• [DIRECTION] Keep only the lines that hold the string "matplotlib", filtering out the rest of the entries below.

• [PROVIDED INFORMATION]

______

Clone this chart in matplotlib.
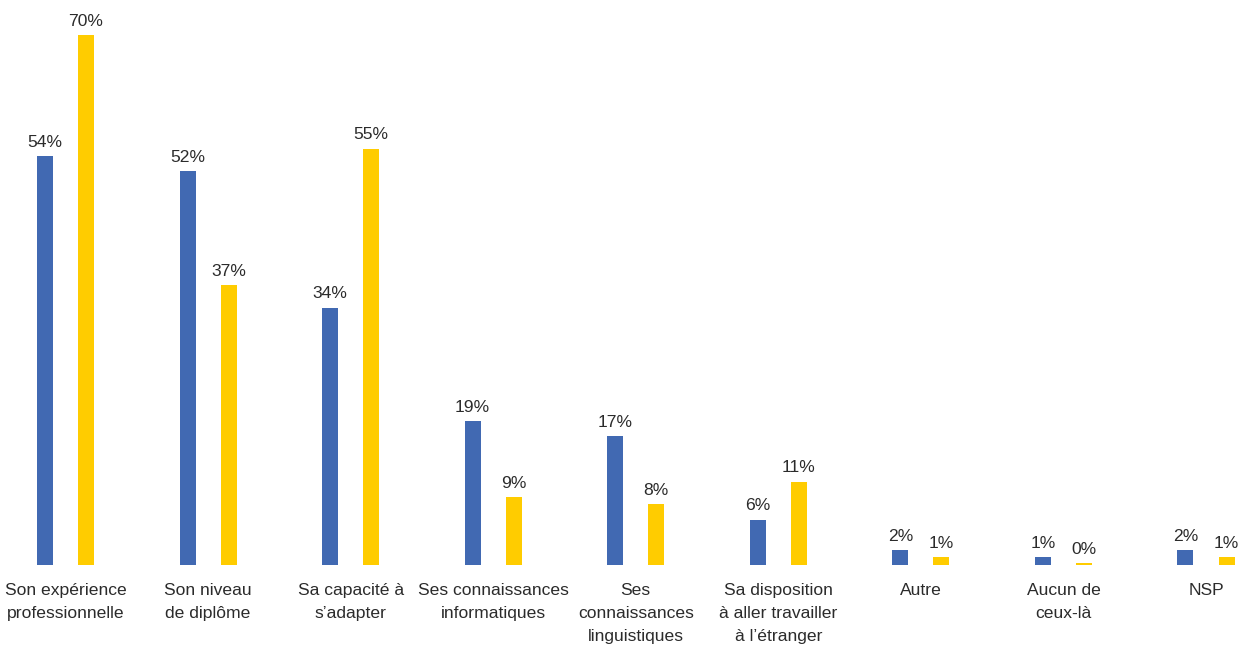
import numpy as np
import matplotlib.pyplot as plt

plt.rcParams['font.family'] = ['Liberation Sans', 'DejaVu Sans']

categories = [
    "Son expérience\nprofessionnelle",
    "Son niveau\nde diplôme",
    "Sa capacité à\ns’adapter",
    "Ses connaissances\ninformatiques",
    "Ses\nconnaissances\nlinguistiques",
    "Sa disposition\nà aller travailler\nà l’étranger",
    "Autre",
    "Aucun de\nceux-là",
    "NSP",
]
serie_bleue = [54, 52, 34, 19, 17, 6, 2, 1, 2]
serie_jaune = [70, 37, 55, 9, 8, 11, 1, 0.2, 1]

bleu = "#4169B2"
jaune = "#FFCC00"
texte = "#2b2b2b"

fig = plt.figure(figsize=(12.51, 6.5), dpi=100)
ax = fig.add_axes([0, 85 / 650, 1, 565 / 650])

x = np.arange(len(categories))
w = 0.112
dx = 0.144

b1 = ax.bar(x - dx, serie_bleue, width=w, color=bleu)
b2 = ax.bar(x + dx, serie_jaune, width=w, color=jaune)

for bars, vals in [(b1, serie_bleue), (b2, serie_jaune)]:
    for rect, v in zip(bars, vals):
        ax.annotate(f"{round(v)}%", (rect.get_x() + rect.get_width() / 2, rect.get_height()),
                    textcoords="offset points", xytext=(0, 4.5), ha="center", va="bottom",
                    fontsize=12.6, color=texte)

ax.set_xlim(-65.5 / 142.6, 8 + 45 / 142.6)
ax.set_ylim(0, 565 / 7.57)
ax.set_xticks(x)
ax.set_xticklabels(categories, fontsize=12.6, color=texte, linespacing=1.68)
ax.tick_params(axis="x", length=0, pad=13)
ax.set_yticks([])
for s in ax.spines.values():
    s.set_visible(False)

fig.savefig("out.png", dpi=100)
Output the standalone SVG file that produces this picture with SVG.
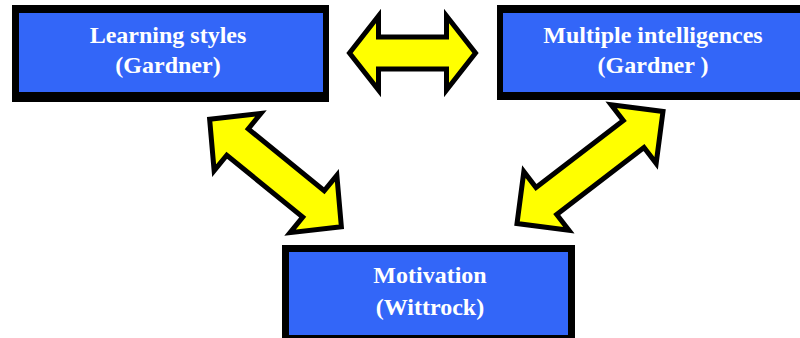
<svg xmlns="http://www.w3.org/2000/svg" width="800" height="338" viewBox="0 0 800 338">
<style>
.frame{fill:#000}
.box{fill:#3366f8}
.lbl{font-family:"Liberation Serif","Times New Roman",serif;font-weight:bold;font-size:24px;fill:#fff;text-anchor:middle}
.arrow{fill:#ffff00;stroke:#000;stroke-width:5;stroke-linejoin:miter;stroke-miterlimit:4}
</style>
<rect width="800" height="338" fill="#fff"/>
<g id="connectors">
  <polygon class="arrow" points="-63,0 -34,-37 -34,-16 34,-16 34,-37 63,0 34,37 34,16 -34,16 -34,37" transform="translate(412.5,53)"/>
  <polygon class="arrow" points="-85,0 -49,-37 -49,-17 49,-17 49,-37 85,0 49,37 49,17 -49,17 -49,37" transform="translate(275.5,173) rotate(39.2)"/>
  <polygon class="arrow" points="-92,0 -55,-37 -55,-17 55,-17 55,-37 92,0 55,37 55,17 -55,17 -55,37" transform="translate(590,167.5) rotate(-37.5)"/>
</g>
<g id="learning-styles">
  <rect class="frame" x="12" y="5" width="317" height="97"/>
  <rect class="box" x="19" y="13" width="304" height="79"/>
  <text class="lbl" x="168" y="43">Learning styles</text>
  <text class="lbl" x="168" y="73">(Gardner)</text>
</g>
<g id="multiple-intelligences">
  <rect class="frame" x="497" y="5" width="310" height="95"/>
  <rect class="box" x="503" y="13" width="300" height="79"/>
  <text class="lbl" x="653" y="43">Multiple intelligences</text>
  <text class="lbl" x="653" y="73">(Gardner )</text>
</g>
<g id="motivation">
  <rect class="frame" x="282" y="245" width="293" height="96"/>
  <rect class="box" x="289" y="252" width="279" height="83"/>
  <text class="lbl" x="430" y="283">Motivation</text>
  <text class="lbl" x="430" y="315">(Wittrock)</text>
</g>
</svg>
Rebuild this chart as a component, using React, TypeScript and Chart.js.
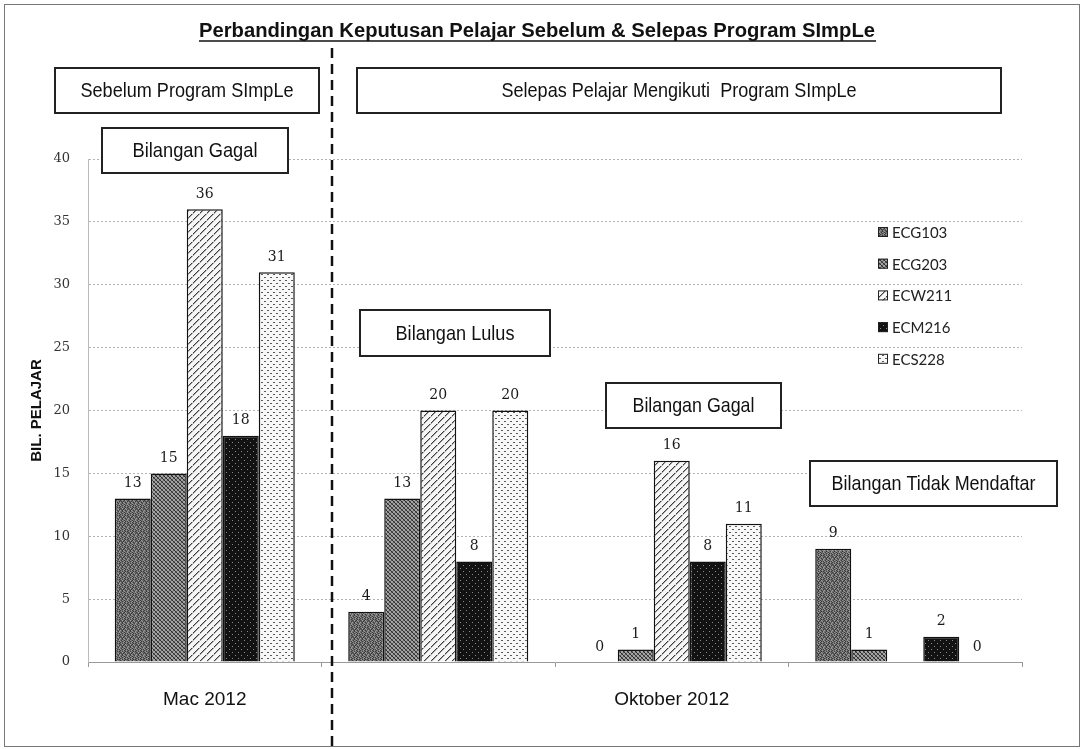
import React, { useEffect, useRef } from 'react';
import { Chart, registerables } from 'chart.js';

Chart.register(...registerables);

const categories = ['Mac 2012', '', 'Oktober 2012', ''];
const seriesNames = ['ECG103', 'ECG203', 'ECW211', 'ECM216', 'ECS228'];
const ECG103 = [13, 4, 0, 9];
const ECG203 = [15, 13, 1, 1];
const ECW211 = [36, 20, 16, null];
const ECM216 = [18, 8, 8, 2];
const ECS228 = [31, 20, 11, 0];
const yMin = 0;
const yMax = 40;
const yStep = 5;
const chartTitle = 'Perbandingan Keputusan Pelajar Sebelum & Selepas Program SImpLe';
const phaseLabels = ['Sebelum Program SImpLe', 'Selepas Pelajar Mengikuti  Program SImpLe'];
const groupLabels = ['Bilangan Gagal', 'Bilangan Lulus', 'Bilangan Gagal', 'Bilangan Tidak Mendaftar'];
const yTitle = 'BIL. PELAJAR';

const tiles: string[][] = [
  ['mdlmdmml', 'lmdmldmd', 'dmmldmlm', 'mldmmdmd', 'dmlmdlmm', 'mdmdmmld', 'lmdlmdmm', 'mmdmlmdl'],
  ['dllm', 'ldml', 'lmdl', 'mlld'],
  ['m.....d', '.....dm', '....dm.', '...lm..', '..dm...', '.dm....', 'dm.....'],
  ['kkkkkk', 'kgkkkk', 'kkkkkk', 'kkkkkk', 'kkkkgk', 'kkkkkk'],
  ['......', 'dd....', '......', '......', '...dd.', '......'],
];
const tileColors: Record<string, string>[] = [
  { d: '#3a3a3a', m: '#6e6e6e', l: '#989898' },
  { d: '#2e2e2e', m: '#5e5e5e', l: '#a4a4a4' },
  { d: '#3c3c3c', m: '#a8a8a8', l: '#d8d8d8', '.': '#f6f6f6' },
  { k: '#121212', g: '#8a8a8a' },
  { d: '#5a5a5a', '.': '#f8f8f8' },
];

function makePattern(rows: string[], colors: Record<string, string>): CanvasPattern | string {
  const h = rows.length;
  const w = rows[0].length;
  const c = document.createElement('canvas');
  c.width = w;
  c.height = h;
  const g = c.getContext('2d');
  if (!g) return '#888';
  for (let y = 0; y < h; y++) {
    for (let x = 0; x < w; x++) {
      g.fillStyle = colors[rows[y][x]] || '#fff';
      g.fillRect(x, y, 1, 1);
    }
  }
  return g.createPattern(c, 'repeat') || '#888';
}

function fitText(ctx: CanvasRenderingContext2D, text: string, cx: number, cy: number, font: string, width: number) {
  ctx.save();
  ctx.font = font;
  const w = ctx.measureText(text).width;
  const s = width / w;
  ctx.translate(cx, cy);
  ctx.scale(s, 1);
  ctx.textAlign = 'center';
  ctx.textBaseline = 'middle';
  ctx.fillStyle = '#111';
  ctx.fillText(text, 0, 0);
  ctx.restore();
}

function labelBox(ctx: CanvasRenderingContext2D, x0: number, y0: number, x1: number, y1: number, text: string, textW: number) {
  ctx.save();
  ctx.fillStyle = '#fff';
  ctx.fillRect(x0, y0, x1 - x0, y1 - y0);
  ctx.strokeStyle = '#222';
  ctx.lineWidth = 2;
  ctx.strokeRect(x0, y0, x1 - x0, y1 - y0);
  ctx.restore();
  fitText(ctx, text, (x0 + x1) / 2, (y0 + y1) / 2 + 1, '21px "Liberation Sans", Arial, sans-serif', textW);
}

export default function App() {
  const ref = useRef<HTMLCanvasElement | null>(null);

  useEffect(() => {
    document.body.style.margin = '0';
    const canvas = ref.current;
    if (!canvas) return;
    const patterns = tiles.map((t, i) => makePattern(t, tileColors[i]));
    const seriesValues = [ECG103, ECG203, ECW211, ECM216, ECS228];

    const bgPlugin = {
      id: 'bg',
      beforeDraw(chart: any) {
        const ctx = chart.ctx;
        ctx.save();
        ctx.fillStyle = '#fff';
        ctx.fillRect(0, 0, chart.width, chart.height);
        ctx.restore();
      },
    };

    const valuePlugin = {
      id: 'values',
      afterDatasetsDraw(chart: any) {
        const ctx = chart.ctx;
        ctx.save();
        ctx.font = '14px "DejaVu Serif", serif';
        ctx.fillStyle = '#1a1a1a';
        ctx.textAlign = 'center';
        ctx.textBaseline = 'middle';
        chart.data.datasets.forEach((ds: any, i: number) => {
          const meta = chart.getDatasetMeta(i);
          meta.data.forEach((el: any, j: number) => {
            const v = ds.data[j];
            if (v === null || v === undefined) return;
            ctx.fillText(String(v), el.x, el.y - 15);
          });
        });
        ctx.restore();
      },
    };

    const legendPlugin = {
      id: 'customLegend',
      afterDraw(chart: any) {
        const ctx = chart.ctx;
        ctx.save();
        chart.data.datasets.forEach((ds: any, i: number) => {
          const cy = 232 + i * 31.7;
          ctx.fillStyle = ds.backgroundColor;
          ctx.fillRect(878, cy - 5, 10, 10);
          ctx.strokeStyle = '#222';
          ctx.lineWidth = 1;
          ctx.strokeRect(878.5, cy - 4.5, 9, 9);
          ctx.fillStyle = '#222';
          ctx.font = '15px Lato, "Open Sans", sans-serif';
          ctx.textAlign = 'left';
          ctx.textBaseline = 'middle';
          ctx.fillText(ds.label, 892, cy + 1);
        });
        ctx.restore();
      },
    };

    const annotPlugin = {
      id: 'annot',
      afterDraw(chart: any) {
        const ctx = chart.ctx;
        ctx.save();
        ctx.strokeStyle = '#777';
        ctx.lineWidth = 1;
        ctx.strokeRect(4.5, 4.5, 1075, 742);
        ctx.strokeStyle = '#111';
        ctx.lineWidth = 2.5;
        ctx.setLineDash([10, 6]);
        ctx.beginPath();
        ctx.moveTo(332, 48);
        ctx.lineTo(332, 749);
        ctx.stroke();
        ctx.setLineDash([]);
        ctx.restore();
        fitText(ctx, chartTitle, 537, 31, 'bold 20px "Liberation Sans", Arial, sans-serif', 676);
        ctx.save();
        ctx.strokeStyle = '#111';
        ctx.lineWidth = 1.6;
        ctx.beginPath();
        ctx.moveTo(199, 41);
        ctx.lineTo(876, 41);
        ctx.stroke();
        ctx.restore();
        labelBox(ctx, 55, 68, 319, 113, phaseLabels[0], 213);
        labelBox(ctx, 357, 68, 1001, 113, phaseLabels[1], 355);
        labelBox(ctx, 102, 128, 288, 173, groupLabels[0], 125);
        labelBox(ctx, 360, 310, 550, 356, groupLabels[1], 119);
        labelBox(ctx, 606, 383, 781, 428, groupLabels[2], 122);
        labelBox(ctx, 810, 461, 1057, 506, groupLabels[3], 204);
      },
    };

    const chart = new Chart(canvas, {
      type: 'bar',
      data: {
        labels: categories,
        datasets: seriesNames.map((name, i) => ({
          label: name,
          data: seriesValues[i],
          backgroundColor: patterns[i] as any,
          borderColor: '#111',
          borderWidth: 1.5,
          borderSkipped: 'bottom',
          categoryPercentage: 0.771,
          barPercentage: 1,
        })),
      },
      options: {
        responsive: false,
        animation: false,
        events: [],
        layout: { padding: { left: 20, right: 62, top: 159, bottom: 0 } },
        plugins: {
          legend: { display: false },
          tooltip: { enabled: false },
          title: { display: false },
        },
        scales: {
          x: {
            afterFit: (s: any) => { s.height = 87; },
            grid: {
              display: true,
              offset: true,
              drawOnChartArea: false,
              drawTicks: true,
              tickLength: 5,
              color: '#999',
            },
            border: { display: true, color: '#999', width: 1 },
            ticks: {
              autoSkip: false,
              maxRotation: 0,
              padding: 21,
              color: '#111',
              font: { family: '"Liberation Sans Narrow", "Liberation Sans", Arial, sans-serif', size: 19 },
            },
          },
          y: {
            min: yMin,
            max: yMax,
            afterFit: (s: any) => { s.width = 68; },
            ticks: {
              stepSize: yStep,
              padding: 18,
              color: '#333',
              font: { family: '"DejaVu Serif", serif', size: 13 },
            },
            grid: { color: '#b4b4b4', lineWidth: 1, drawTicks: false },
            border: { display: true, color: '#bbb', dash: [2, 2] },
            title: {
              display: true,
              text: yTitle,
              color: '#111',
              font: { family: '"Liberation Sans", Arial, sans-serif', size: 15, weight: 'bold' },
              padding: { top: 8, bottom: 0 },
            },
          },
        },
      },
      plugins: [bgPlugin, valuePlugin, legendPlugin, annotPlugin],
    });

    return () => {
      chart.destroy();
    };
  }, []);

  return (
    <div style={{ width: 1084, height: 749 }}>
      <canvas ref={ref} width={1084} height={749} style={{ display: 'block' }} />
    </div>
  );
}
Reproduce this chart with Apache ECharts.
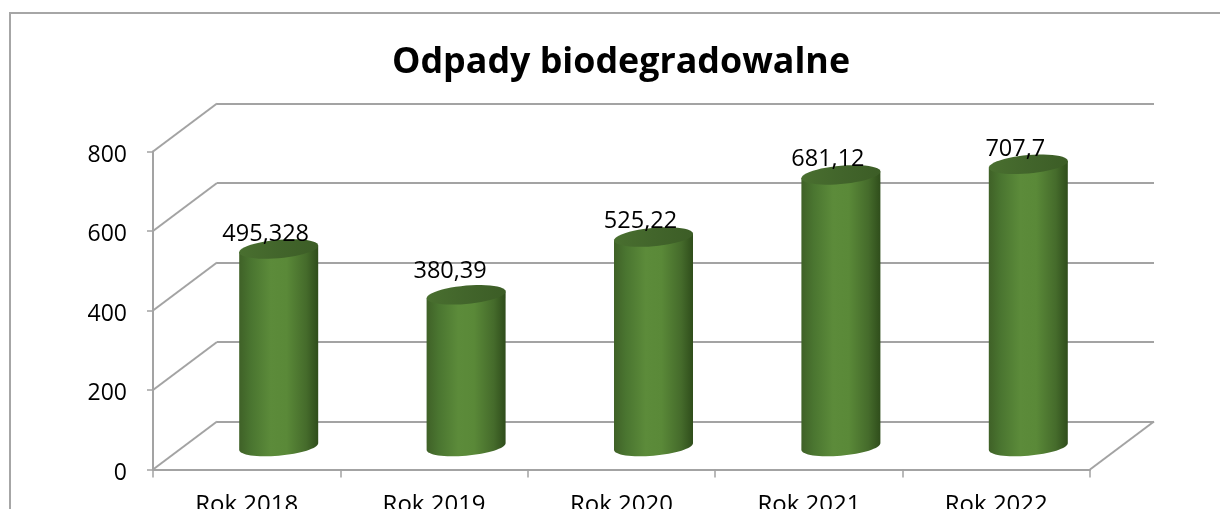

______

• [TASK ANSWER]
Clone this chart in matplotlib.
import matplotlib.pyplot as plt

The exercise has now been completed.